Fashion week Paris Jour 2: Bravo, bravissimo

A Paris, tout est toujours plus beau, plus fort, plus grand qu’ailleurs. La preuve avec Dries van Noten, Léa Peckre et Azzedine Alaïa.

Oui, à Paris, tout prend une autre dimension. Surtout dans l’atmosphère électrique d’une Fashion week qui annonce le printemps. Prenez Dries Van Noten, créateur belge, qui n’hésite pas à convoquer l’émotion quand il fait défiler sa collection. A la Halle Freyssinet, immense hangar de béton brut et de tôles, il installe son public face à un mur de claustras en bois recouverts de feuille d’or, entre un espace sans fin qui servira de catwalk, et au milieu, une basse avec ampli qui attend son propriétaire.

C’est Colin (Radiohead) qui arrive, s’en saisit et lance un premier accord saturé, le sol, l’atmosphère, comme en osmose, se mettent à vibrer. Puis le printemps est là, avec une première silhouette qui pose le sujet du jour – les volants, mais en ruché. La robe est si simple, un long Marcel, mais l’embellissement est si conceptuel, un arc de volants de chaque côté des hanches, que l’on comprend combien l’Anversois a poussé loin l’envie de signer une collection qui ne fait pas dans la demi-teinte. La preuve, avec ce tissu-tapisserie qui ressemble à celui que l’on glisse sous la selle des chevaux dans les pays où les métiers à tisser n’ont pas déserté les maisons, il y a fait broder des coquillages blancs et le décline en top, en jupe, en sac, en liens pour ses colliers avec étoiles strassées. Il y a aussi de la dentelle, de l’or, un imprimé léopard mais rouge et noir, des fleurs, de la transparence et une vraie idée de style.

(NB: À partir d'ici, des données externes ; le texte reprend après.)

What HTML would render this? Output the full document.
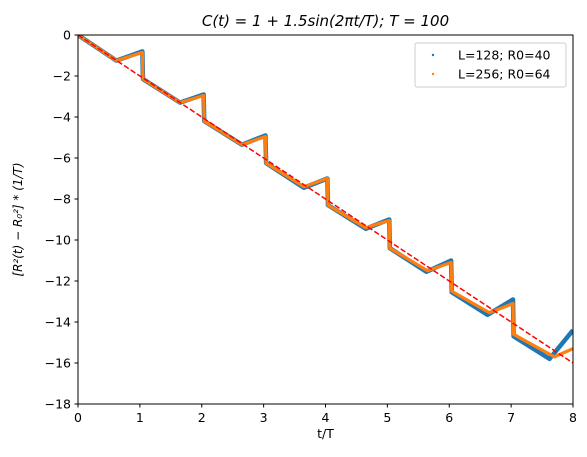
<!DOCTYPE html>
<html><head><meta charset="utf-8"><style>
body{margin:0;background:#fff;}
svg{display:block;font-family:"DejaVu Sans","Liberation Sans",sans-serif;}
</style></head><body>
<svg id="chart" width="587" height="457" xmlns="http://www.w3.org/2000/svg"></svg>
<script>
const xTicks=[0,1,2,3,4,5,6,7,8];
const yTicks=[0,-2,-4,-6,-8,-10,-12,-14,-16,-18];
const blueT=[0,0.62,1.04,1.05,1.65,2.03,2.04,2.65,3.03,3.04,3.65,4.03,4.04,4.65,5.03,5.04,5.63,6.03,6.04,6.62,7.03,7.04,7.62,8];
const blueV=[0,-1.25,-0.8,-2.15,-3.3,-2.9,-4.2,-5.35,-4.9,-6.25,-7.45,-7.0,-8.3,-9.45,-9.0,-10.4,-11.55,-11.0,-12.55,-13.65,-12.9,-14.7,-15.8,-14.4];
const orangeT=[0,0.62,1.04,1.05,1.65,2.03,2.04,2.65,3.03,3.04,3.65,4.03,4.04,4.65,5.03,5.04,5.65,6.03,6.04,6.65,7.03,7.04,7.7,8];
const orangeV=[0,-1.25,-0.85,-2.15,-3.3,-2.95,-4.2,-5.35,-4.95,-6.25,-7.4,-7.0,-8.3,-9.4,-9.05,-10.4,-11.5,-11.1,-12.5,-13.55,-13.1,-14.6,-15.7,-15.3];
const fitT=[0,8];
const fitV=[0,-16];
const svg=document.getElementById('chart');
const NS='http://www.w3.org/2000/svg';
const X0=78,X1=573,Y0=35,Y1=404;
const xs=t=>X0+(t-0)/(8-0)*(X1-X0);
const ys=v=>Y0+(0-v)/(0-(-18))*(Y1-Y0);
function mk(tag,attrs,parent){const e=document.createElementNS(NS,tag);for(const k in attrs)e.setAttribute(k,attrs[k]);(parent||svg).appendChild(e);return e;}
function pts(T,V){return T.map((t,i)=>xs(t).toFixed(2)+','+ys(V[i]).toFixed(2)).join(' ');}
const defs=mk('defs',{});const cp=mk('clipPath',{id:'clip'},defs);mk('rect',{x:X0,y:Y0,width:X1-X0,height:Y1-Y0},cp);
const g=mk('g',{'clip-path':'url(#clip)'});
let e;
e=mk('polyline',{points:pts(blueT,blueV),fill:'none',stroke:'#1f77b4','stroke-width':4.5,'stroke-linejoin':'round'},g);


e=mk('polyline',{points:pts(orangeT,orangeV),fill:'none',stroke:'#ff7f0e','stroke-width':3.2,'stroke-linejoin':'round'},g);


e=mk('polyline',{points:pts(fitT,fitV),fill:'none',stroke:'#ff0000','stroke-width':1.5,'stroke-dasharray':'5.5,2.4'},g);


e=mk('rect',{x:X0,y:Y0,width:X1-X0,height:Y1-Y0,fill:'none',stroke:'#000','stroke-width':1});


xTicks.forEach(t=>{const x=xs(t);mk('line',{x1:x,x2:x,y1:Y1,y2:Y1+3.5,stroke:'#000'});
 e=mk('text',{x:x,y:Y1+18,'font-size':12.5,'text-anchor':'middle'});e.textContent=t;
 
 });
yTicks.forEach(v=>{const y=ys(v);mk('line',{x1:X0-3.5,x2:X0,y1:y,y2:y,stroke:'#000'});
 e=mk('text',{x:X0-7,y:y+4.5,'font-size':12.5,'text-anchor':'end'});e.textContent=v===0?'0':'\u2212'+Math.abs(v);
 
 });
e=mk('text',{x:(X0+X1)/2,y:Y1+34,'font-size':12.5,'text-anchor':'middle'});e.textContent='t/T';


e=mk('text',{x:0,y:0,'font-size':12,'text-anchor':'middle',transform:`translate(22,${(Y0+Y1)/2}) rotate(-90)`,'font-style':'italic'});
e.textContent='[R²(t) − R₀²] * (1/T)';


e=mk('text',{x:(X0+X1)/2,y:26,'font-size':15,'text-anchor':'middle','font-style':'italic'});
e.textContent='C(t) = 1 + 1.5sin(2πt/T); T = 100';


const lg=mk('g',{});


mk('rect',{x:415,y:43,width:151,height:44,rx:2,fill:'#fff',stroke:'#ccc','stroke-width':1},lg);
mk('circle',{cx:433,cy:55,r:1.2,fill:'#1f77b4'},lg);
mk('circle',{cx:433,cy:74,r:1.2,fill:'#ff7f0e'},lg);
e=mk('text',{x:458,y:59.5,'font-size':12.5},lg);e.textContent='L=128; R0=40';


e=mk('text',{x:458,y:78.5,'font-size':12.5},lg);e.textContent='L=256; R0=64';


</script>
</body></html>
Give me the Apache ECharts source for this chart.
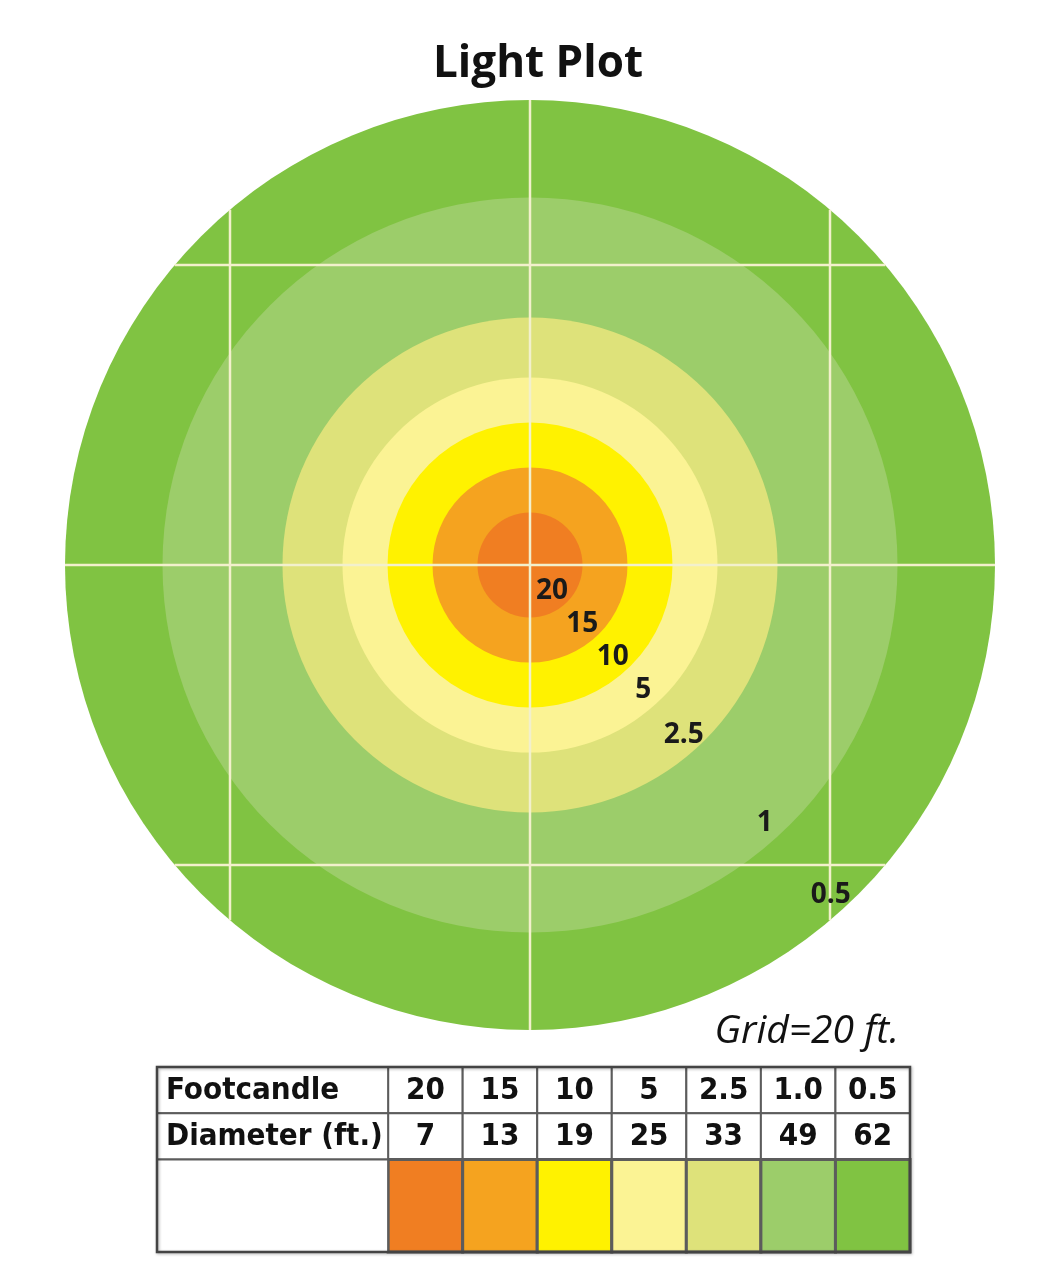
<!DOCTYPE html>
<html><head><meta charset="utf-8">
<script src="https://cdn.jsdelivr.net/npm/echarts@6/dist/echarts.min.js"></script>
<style>html,body{margin:0;padding:0;background:#fff}#c{width:1058px;height:1280px}</style>
</head><body><div id="c"></div>
<script>
// ---- data ----
const footcandles = ['20', '15', '10', '5', '2.5', '1.0', '0.5'];
const ringLabels = ['20', '15', '10', '5', '2.5', '1', '0.5'];
const diameters = [7, 13, 19, 25, 33, 49, 62];
const ringColors = ['#f07e22', '#f5a31f', '#fff200', '#fbf394', '#dee27a', '#9ccd6a', '#80c342'];
const gridLinesFt = [-20, 0, 20];
const rowTitles = ['Footcandle', 'Diameter (ft.)', ''];
const titleText = 'Light Plot';
const gridNote = 'Grid=20 ft.';

const chart = echarts.init(document.getElementById('c'));
const R = diameters[diameters.length - 1] / 2;
const tableFont = 'bold 31px "DejaVu Sans Condensed", "DejaVu Sans", sans-serif';
const rowSpans = [[3, 4], [2, 3], [0, 2]];

const ringData = diameters.map((d, i) => [0, 0, d, i]).reverse();
const gridData = [];
gridLinesFt.forEach(g => { gridData.push([g, 0]); gridData.push([g, 1]); });

chart.setOption({
  animation: false,
  backgroundColor: '#fff',
  title: {
    text: titleText, left: 533, textAlign: 'center', top: 37,
    textStyle: { fontFamily: 'Open Sans', fontWeight: 'bold', fontSize: 44, color: '#111' }
  },
  grid: [
    { left: 20, width: 1020, top: 55, height: 1020 },
    { left: 157, width: 753, top: 1067, height: 185 }
  ],
  xAxis: [
    { type: 'value', min: -34, max: 34, show: false, gridIndex: 0 },
    { type: 'value', min: -3.1, max: 7, show: false, gridIndex: 1 }
  ],
  yAxis: [
    { type: 'value', min: -34, max: 34, show: false, gridIndex: 0 },
    { type: 'value', min: 0, max: 4, show: false, gridIndex: 1 }
  ],
  graphic: [{
    type: 'text', right: 1058 - 899, top: 1012,
    style: { text: gridNote, font: 'italic 39px "Open Sans", sans-serif', fill: '#111' }
  }],
  series: [
    {
      type: 'custom', xAxisIndex: 0, yAxisIndex: 0, z: 1, silent: true,
      data: ringData,
      renderItem: (params, api) => {
        const c = api.coord([api.value(0), api.value(1)]);
        const r = api.size([api.value(2) / 2, 0])[0];
        return { type: 'circle', shape: { cx: c[0], cy: c[1], r: r },
                 style: { fill: ringColors[api.value(3)] } };
      }
    },
    {
      type: 'custom', xAxisIndex: 0, yAxisIndex: 0, z: 2, silent: true,
      data: gridData,
      renderItem: (params, api) => {
        const g = api.value(0);
        const half = Math.sqrt(R * R - g * g);
        let p1, p2;
        if (api.value(1) === 0) { p1 = api.coord([g, -half]); p2 = api.coord([g, half]); }
        else { p1 = api.coord([-half, g]); p2 = api.coord([half, g]); }
        return { type: 'line', shape: { x1: p1[0], y1: p1[1], x2: p2[0], y2: p2[1] },
                 style: { stroke: '#f2f0cc', lineWidth: 2.5 } };
      }
    },
    {
      type: 'custom', xAxisIndex: 0, yAxisIndex: 0, z: 3, silent: true,
      data: diameters.map((d, i) => [0, 0, d, i]),
      renderItem: (params, api) => {
        const c = api.coord([0, 0]);
        const r = api.size([api.value(2) / 2, 0])[0] - 20;
        const a = 47.5 * Math.PI / 180;
        return { type: 'text',
                 style: { text: ringLabels[api.value(3)], x: c[0] + r * Math.cos(a), y: c[1] + r * Math.sin(a) + 2,
                          textAlign: 'center', verticalAlign: 'middle',
                          font: 'bold 28px "Open Sans", sans-serif', fill: '#1a1a1a' } };
      }
    },
    {
      // table data columns
      type: 'custom', xAxisIndex: 1, yAxisIndex: 1, z: 4, silent: true,
      data: footcandles.map((f, i) => [i, diameters[i]]),
      renderItem: (params, api) => {
        const i = api.value(0);
        const children = [];
        rowSpans.forEach((s, k) => {
          const tl = api.coord([i, s[1]]);
          const br = api.coord([i + 1, s[0]]);
          children.push({ type: 'rect', shape: { x: tl[0], y: tl[1], width: br[0] - tl[0], height: br[1] - tl[1] },
            style: { fill: k === 2 ? ringColors[i] : '#fff', stroke: '#5c5c5c', lineWidth: k === 2 ? 3 : 2 } });
          if (k < 2) {
            children.push({ type: 'text', style: {
              text: k === 0 ? footcandles[i] : String(api.value(1)),
              x: (tl[0] + br[0]) / 2, y: (tl[1] + br[1]) / 2 + 1,
              textAlign: 'center', verticalAlign: 'middle', font: tableFont, fill: '#111' } });
          }
        });
        return { type: 'group', children: children };
      }
    },
    {
      // table title column
      type: 'custom', xAxisIndex: 1, yAxisIndex: 1, z: 4, silent: true,
      data: rowTitles.map((t, k) => [k]),
      renderItem: (params, api) => {
        const k = api.value(0);
        const s = rowSpans[k];
        const tl = api.coord([-3.1, s[1]]);
        const br = api.coord([0, s[0]]);
        return { type: 'group', children: [
          { type: 'rect', shape: { x: tl[0], y: tl[1], width: br[0] - tl[0], height: br[1] - tl[1] },
            style: { fill: '#fff', stroke: '#5c5c5c', lineWidth: 2 } },
          { type: 'text', style: { text: rowTitles[k], x: tl[0] + 9, y: (tl[1] + br[1]) / 2 + 1,
            textAlign: 'left', verticalAlign: 'middle', font: tableFont, fill: '#111' } }
        ] };
      }
    },
    {
      // outer table border
      type: 'custom', xAxisIndex: 1, yAxisIndex: 1, z: 5, silent: true,
      data: [[0]],
      renderItem: (params, api) => {
        const tl = api.coord([-3.1, 4]);
        const br = api.coord([footcandles.length, 0]);
        return { type: 'rect', shape: { x: tl[0], y: tl[1], width: br[0] - tl[0], height: br[1] - tl[1] },
          style: { fill: 'none', stroke: '#444', lineWidth: 2.5, shadowBlur: 3, shadowColor: 'rgba(0,0,0,0.3)', shadowOffsetX: 1, shadowOffsetY: 1 } };
      }
    }
  ]
});
</script>
</body></html>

Quand les mannequins ont fini d’arpenter le long, très long catwalk, elles s’installent l’une à côté de l’autre le long du mur-paravent, la basse monte crescendo, le foule se lève comme un seul homme, traverse la halle et s’approche tout près des jeunes filles figées, on peut regarder, mais pas toucher, pourtant on en brûle d’envie : ici, ce voile transparent sur brassière dorée, là ce manteau rebrodé de fils lâches dans un dégradé de jaune et d’orange, et ce blouson en lin blanc, et ce bijou, et cette ligne à la feuille d’or qui souligne la raie des cheveux de chaque mannequin, le roi des mélanges a frappé fort.

Prenez Léa Peckre, qui défile dans une galerie d’art de la rue Quincampoix, près du Centre Pompidou. Elle accueille ses invités sur le trottoir, on s’installe dans ce minuscule endroit tout en longueur, qu’elle a fait décorer par des amis architectes, fidèles d’entre les fidèles, pour  » zéro budget « . Car Léa, lauréate du Weekend Fashion Award, jeune créatrice diplômée de La Cambre mode(s), vit et travaille à Paris, dans son salon, avec trois francs six sous (plus appel à l’équipe, aux amis, au crowdfunding) et un vrai talent en guise de viatique. Ajouté à cela son sens de la recherche : elle pratique les matières thermocollées, une technique qu’elle a mise au point à l’école et qu’elle développe depuis. Il y a donc des tulles, qui suivent les lignes du corps et s’offrent des découpes, un jeu de brillance et de contraste avec du mat, car il y a du jeans et un très beau gris pierre. Elle n’a pas oublié ses premières amours, le tailoring, ses robes avec volumes devant sont désirables et ses ensembles veste-pantalon aussi. Léa va droit au but, et c’est bien.

Prenez Azzedine Alaïa, qui a les honneurs du Palais Galliera, pour sa réouverture. Le couturier, qui quitta sa Tunisie natale à la fin des années cinquante, est là, en personne, dans son sempiternel costume chinois, pour inaugurer cet hommage qui lui va droit au coeur et qu’il a construit avec Olivier Saillard, le directeur du musée, dans une vraie et farouche volonté de ne pas faire comme tout le monde. Ne pas enfermer les oeuvres dans des vitrines. Ne pas inonder le visiteur d’écrans plasma, de sons intempestifs, de flots d’images. Ici, seuls comptent le temps et les vêtements. Simplement posés sur buste, sans colifichets, dans leur extrême perfection. On peut tourner autour, car ils sont aussi beaux devant que derrière.  » Le couturier connaît l’académie du corps, la mécanique vestimentaire qui le flatte et le corrige « , écrit Olivier Saillard. Naomi Campbell qui fend la foule sous les flashes ne démentira pas, même s’il n’est pas question de correction avec elle, toujours aussi sculpturale. Dans le jardin de ce palais désormais bien vivant, la Tour Eiffel se dresse et clignote dans la nuit comme jamais.